The appellate panel further found that the Fulton Superior Court did not abuse its discretion in rejecting Shepherd’s proposed instruction on what evidence will not support a charge of reckless homicide.

“Here, Shepherd does not detail for us what evidence she argues supports the portions of her proffered instruction regarding inadvertence, lack of attention, forgetfulness, or thoughtfulness. Even if there were evidence to support Shepherd’s defense theory that the collision resulted from an error of judgment on her part, she did not offer a separate instruction limited just to that wording. Given the lack of evidence to support the giving of Shepherd’s proposed instruction, we find no abuse of the trial court’s discretion in declining to give it,” the panel concluded.

However, the appellate panel vacated Shepherd’s Class A misdemeanor reckless driving conviction and left standing her Level 6 felony criminal recklessness conviction due to double jeopardy concerns.
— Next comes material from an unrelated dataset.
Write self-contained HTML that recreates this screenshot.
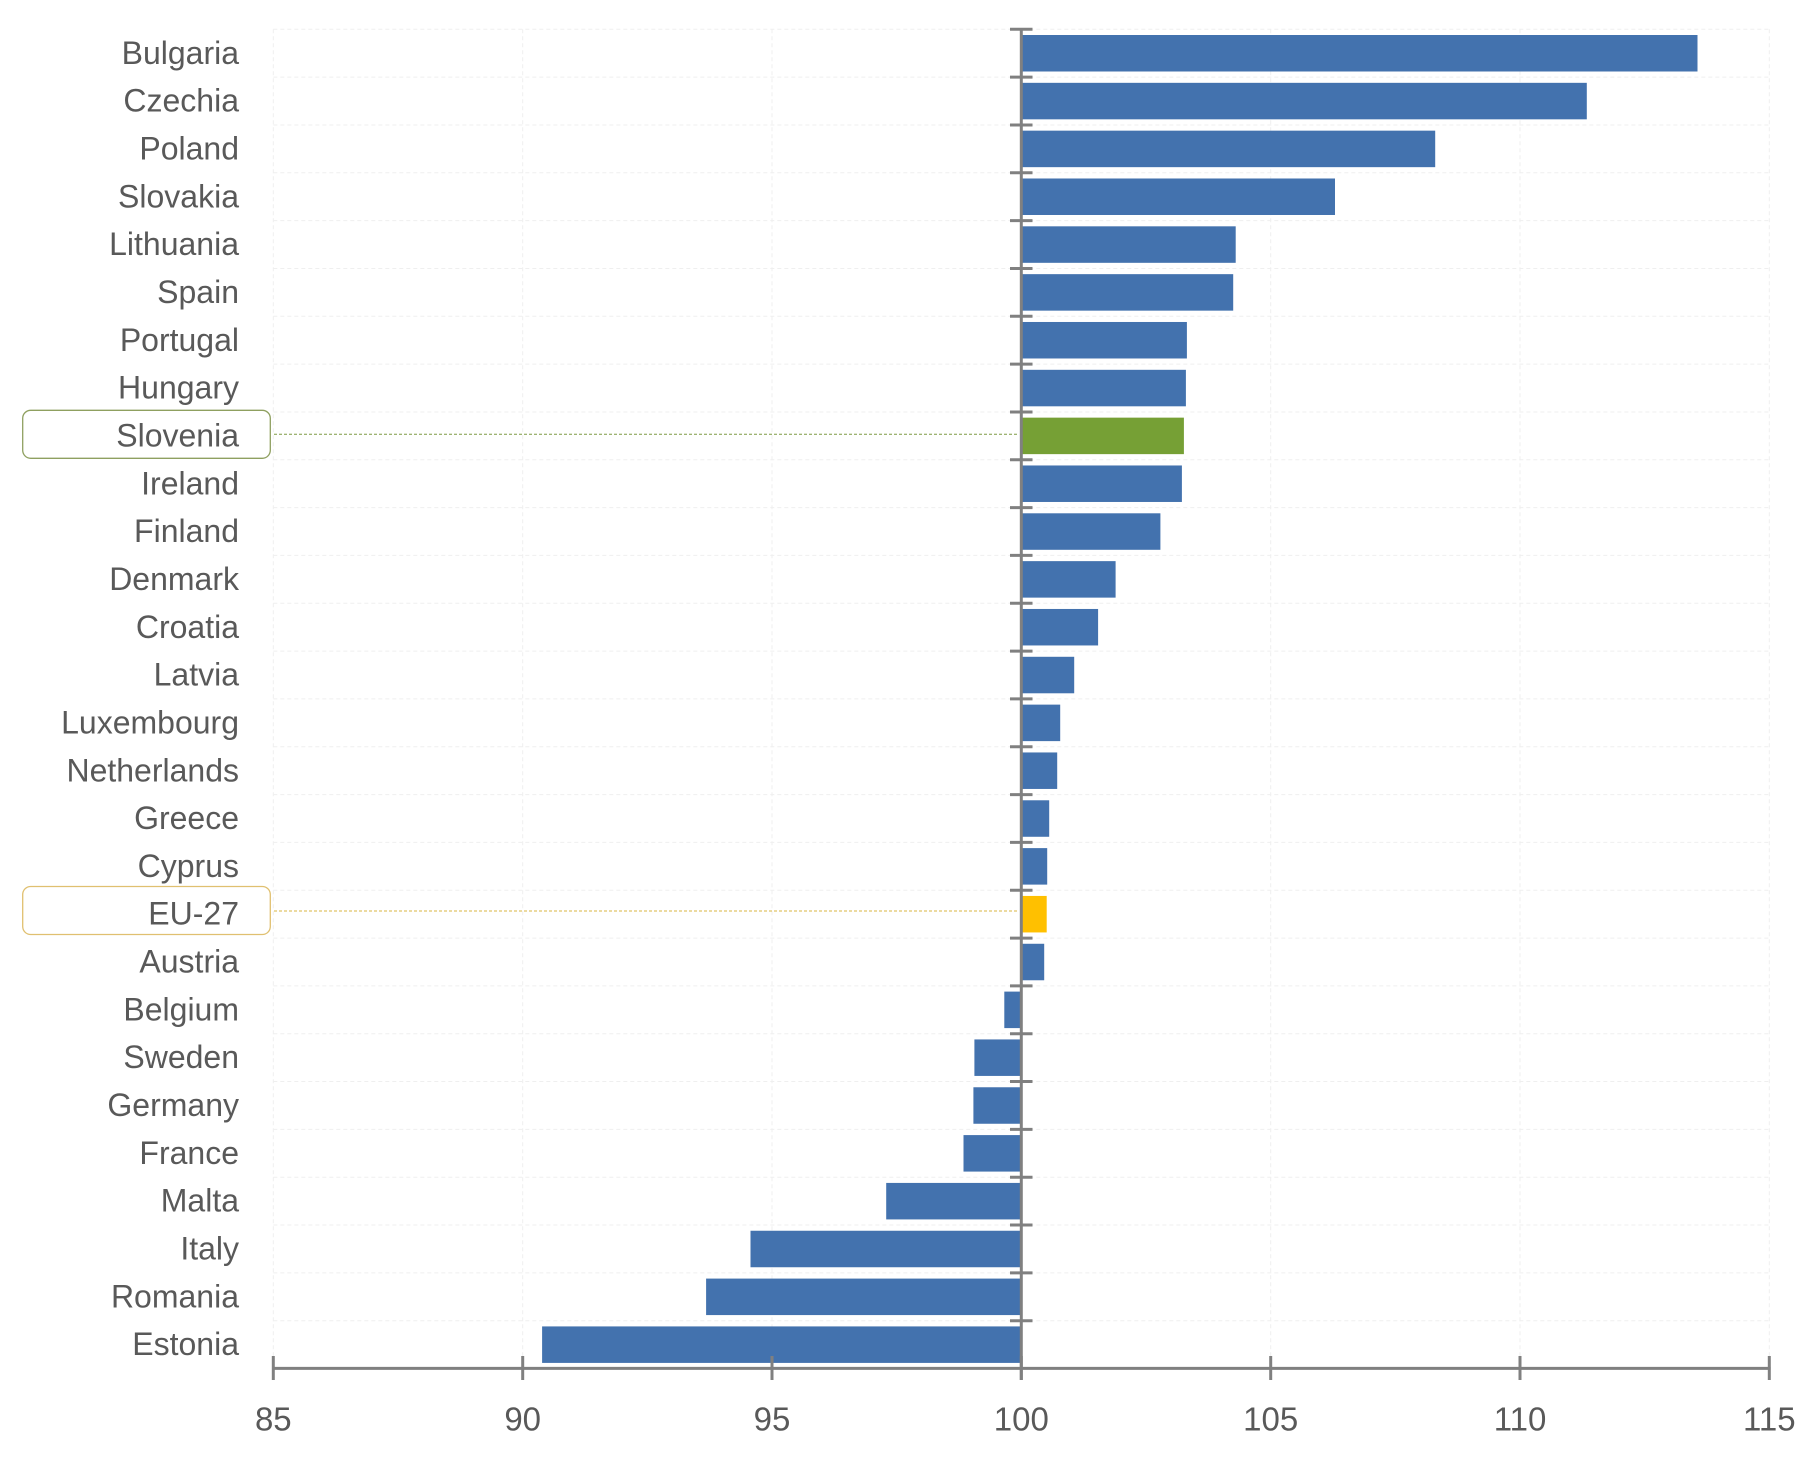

“On appeal, the State acknowledges its concession and reiterates that ‘both convictions are based on the same act of recklessly driving past the stopped school bus and injuring [M.L.], and both were established by the same evidence.’ Had the State’s concessions been based completely on its understanding that Shepherd’s dual convictions violated (Richardson v. State‘s, 717 N.E.2d 32 (Ind. 1999)) ‘same evidence’ test, we would conclude those concessions were no longer valid because, as a new rule of criminal procedure, (Wadle v. State, — N.E.3d —, 2020 WL 4782698, (Ind. Aug. 18, 2020)) was potentially applicable to this case,” Riley wrote. “… However, since the State’s concessions were also based upon common law double jeopardy principles, we will honor them.”

As to Shepherd’s suspended driver’s license, the appellate court remanded with instructions to the trial court to issue a new sentencing order expressly indicating that her license suspensions are to be served concurrently, finding that it cannot be discerned from the record before it whether the trial court impermissibly imposed consecutive suspensions of Shepherd’s driving privileges.